TASK PROMPT
Scan the material that follows. Copy every line containing the word "this".

A run of records

--

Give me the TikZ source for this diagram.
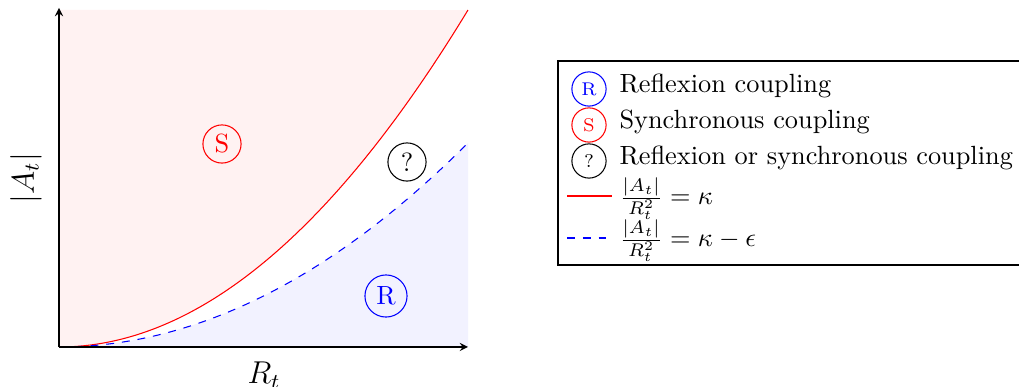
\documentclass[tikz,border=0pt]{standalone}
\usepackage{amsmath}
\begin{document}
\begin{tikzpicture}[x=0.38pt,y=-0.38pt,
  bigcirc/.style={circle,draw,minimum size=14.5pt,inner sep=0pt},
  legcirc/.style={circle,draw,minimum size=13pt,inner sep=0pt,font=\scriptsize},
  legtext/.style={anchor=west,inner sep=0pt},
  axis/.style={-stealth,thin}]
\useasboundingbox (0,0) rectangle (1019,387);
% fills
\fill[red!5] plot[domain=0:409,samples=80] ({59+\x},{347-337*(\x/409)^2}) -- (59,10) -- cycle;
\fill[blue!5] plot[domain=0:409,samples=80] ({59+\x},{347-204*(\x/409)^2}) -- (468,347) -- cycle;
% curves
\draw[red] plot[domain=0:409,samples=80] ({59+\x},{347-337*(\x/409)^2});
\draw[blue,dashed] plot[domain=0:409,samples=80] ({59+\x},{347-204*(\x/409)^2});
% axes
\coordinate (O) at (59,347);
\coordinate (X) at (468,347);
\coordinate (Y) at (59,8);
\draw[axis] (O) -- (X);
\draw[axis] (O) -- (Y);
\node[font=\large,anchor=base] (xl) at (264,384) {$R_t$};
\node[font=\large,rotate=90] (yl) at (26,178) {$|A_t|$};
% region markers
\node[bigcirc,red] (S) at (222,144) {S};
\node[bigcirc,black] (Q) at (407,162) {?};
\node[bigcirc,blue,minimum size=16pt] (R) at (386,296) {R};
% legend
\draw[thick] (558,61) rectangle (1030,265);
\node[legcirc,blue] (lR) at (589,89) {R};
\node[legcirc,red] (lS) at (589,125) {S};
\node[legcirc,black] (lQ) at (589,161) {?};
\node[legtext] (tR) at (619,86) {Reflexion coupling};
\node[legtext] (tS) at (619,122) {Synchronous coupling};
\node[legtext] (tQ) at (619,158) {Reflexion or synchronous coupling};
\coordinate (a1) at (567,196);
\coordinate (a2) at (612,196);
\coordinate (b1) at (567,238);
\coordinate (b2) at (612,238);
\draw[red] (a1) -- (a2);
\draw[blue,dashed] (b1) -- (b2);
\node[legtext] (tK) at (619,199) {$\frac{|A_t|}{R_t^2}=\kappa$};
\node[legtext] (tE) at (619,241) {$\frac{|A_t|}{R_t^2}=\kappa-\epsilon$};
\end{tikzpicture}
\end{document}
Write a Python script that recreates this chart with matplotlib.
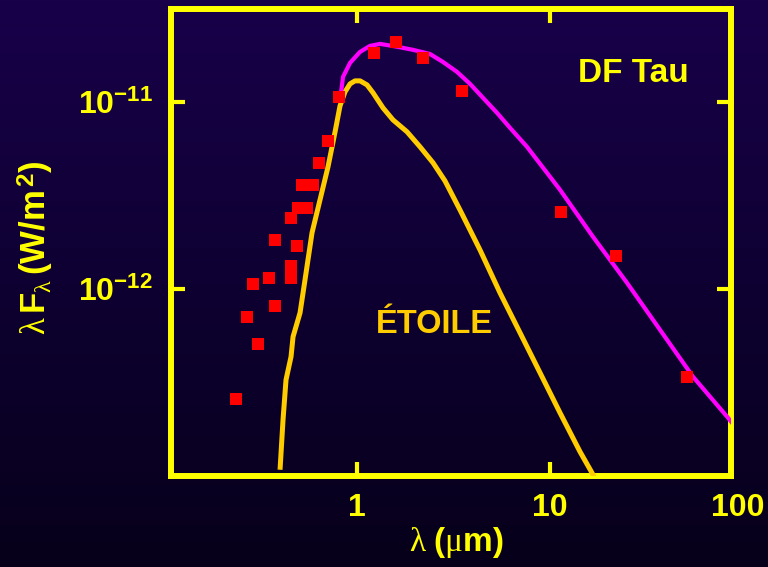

--

ANSWER BELOW
Give me the TikZ source for this diagram.
Write a Python script that recreates this chart with matplotlib.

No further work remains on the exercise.